*WHAT THE TASK REQUIRES*
Transcribe the data in full and exactly, omitting any pictures.

*DATASET EXTRACT*
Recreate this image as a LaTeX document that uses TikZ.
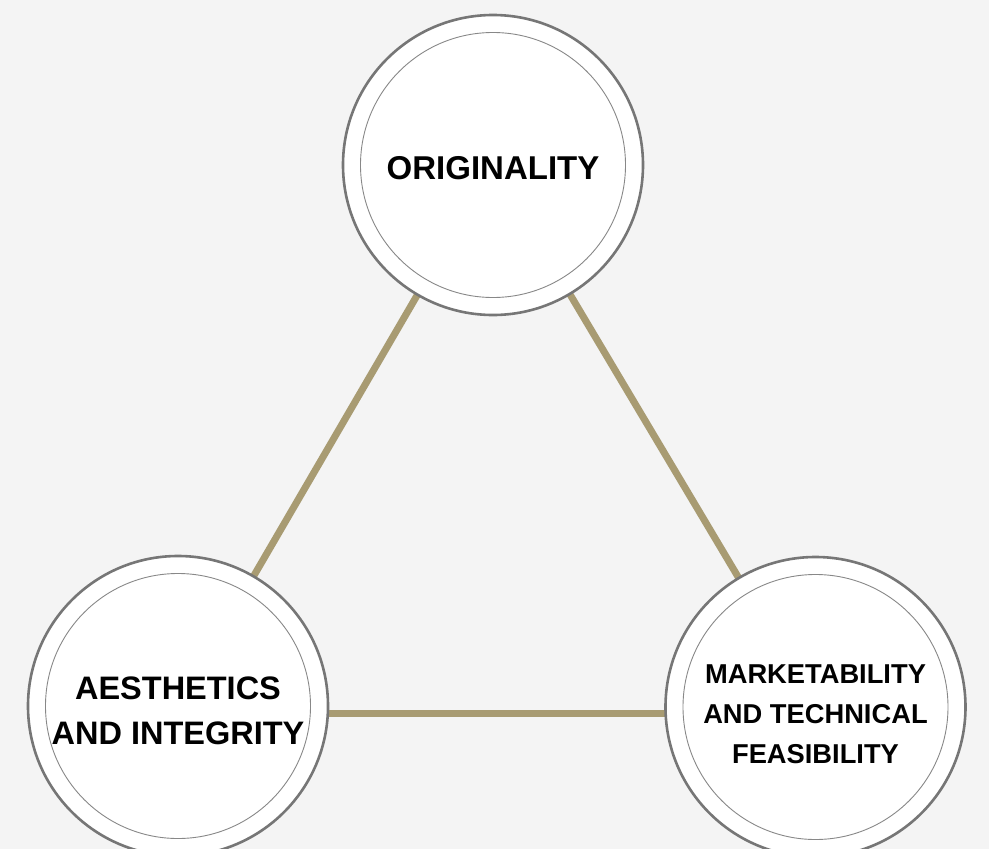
\documentclass[tikz,border=0pt]{standalone}
\usepackage{fontspec}
\setmainfont{Liberation Sans}
\usepackage{tikz}
\usetikzlibrary{positioning, backgrounds}
\definecolor{bgColor}{RGB}{244, 244, 244}
\definecolor{linkColor}{RGB}{168, 155, 114}
\definecolor{ringColor}{RGB}{118, 118, 118}
\definecolor{innerRing}{RGB}{136, 136, 136}
\tikzset{
    outer_ring/.style={
        circle,
        draw=ringColor,
        line width=2.6pt,
        fill=white,
        minimum size=300pt,
        inner sep=0pt
    },
    inner_ring/.style={
        circle,
        draw=innerRing,
        line width=0.9pt,
        minimum size=265pt,
        inner sep=0pt
    },
    ring_text/.style={
        align=center,
        inner sep=0pt
    },
    link/.style={
        draw=linkColor,
        line width=7pt
    }
}
\begin{document}
\begin{tikzpicture}[x=1pt, y=-1pt]
        \fill[bgColor] (0,0) rectangle (989,849);
        \useasboundingbox (0,0) rectangle (989,849);
        \clip (0,0) rectangle (989,849);

        \coordinate (top) at (493,165);
        \coordinate (left) at (178,706);
        \coordinate (right) at (815.5,707);

        \draw[link] (top) -- (left);
        \draw[link] (top) -- (right);
        \draw[link] ([yshift=-7pt]left) -- ([yshift=-6pt]right);

        \node[outer_ring] (orig) at (top) {};
        \node[inner_ring] (origin) at (orig) {};
        \node[ring_text, font=\fontsize{33}{38}\selectfont\bfseries, yshift=-3pt] (origtext) at (orig) {ORIGINALITY};

        \node[outer_ring] (aes) at (left) {};
        \node[inner_ring] (aesin) at (aes) {};
        \node[ring_text, font=\fontsize{32.5}{45}\selectfont\bfseries, yshift=-5pt] (aestext) at (aes) {AESTHETICS\\AND INTEGRITY};

        \node[outer_ring] (mkt) at (right) {};
        \node[inner_ring] (mktin) at (mkt) {};
        \node[ring_text, font=\fontsize{27.3}{40}\selectfont\bfseries, yshift=-7pt] (mkttext) at (mkt) {MARKETABILITY\\AND TECHNICAL\\FEASIBILITY};
    \end{tikzpicture}
\end{document}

*COMPLETED TASK*
Recreate this image as a LaTeX document that uses TikZ.
\documentclass[tikz,border=0pt]{standalone}
\usepackage{fontspec}
\setmainfont{Liberation Sans}
\usepackage{tikz}
\usetikzlibrary{positioning, backgrounds}
\definecolor{bgColor}{RGB}{244, 244, 244}
\definecolor{linkColor}{RGB}{168, 155, 114}
\definecolor{ringColor}{RGB}{118, 118, 118}
\definecolor{innerRing}{RGB}{136, 136, 136}
\tikzset{
    outer_ring/.style={
        circle,
        draw=ringColor,
        line width=2.6pt,
        fill=white,
        minimum size=300pt,
        inner sep=0pt
    },
    inner_ring/.style={
        circle,
        draw=innerRing,
        line width=0.9pt,
        minimum size=265pt,
        inner sep=0pt
    },
    ring_text/.style={
        align=center,
        inner sep=0pt
    },
    link/.style={
        draw=linkColor,
        line width=7pt
    }
}
\begin{document}
\begin{tikzpicture}[x=1pt, y=-1pt]
        \fill[bgColor] (0,0) rectangle (989,849);
        \useasboundingbox (0,0) rectangle (989,849);
        \clip (0,0) rectangle (989,849);

        \coordinate (top) at (493,165);
        \coordinate (left) at (178,706);
        \coordinate (right) at (815.5,707);

        \draw[link] (top) -- (left);
        \draw[link] (top) -- (right);
        \draw[link] ([yshift=-7pt]left) -- ([yshift=-6pt]right);

        \node[outer_ring] (orig) at (top) {};
        \node[inner_ring] (origin) at (orig) {};
        \node[ring_text, font=\fontsize{33}{38}\selectfont\bfseries, yshift=-3pt] (origtext) at (orig) {ORIGINALITY};

        \node[outer_ring] (aes) at (left) {};
        \node[inner_ring] (aesin) at (aes) {};
        \node[ring_text, font=\fontsize{32.5}{45}\selectfont\bfseries, yshift=-5pt] (aestext) at (aes) {AESTHETICS\\AND INTEGRITY};

        \node[outer_ring] (mkt) at (right) {};
        \node[inner_ring] (mktin) at (mkt) {};
        \node[ring_text, font=\fontsize{27.3}{40}\selectfont\bfseries, yshift=-7pt] (mkttext) at (mkt) {MARKETABILITY\\AND TECHNICAL\\FEASIBILITY};
    \end{tikzpicture}
\end{document}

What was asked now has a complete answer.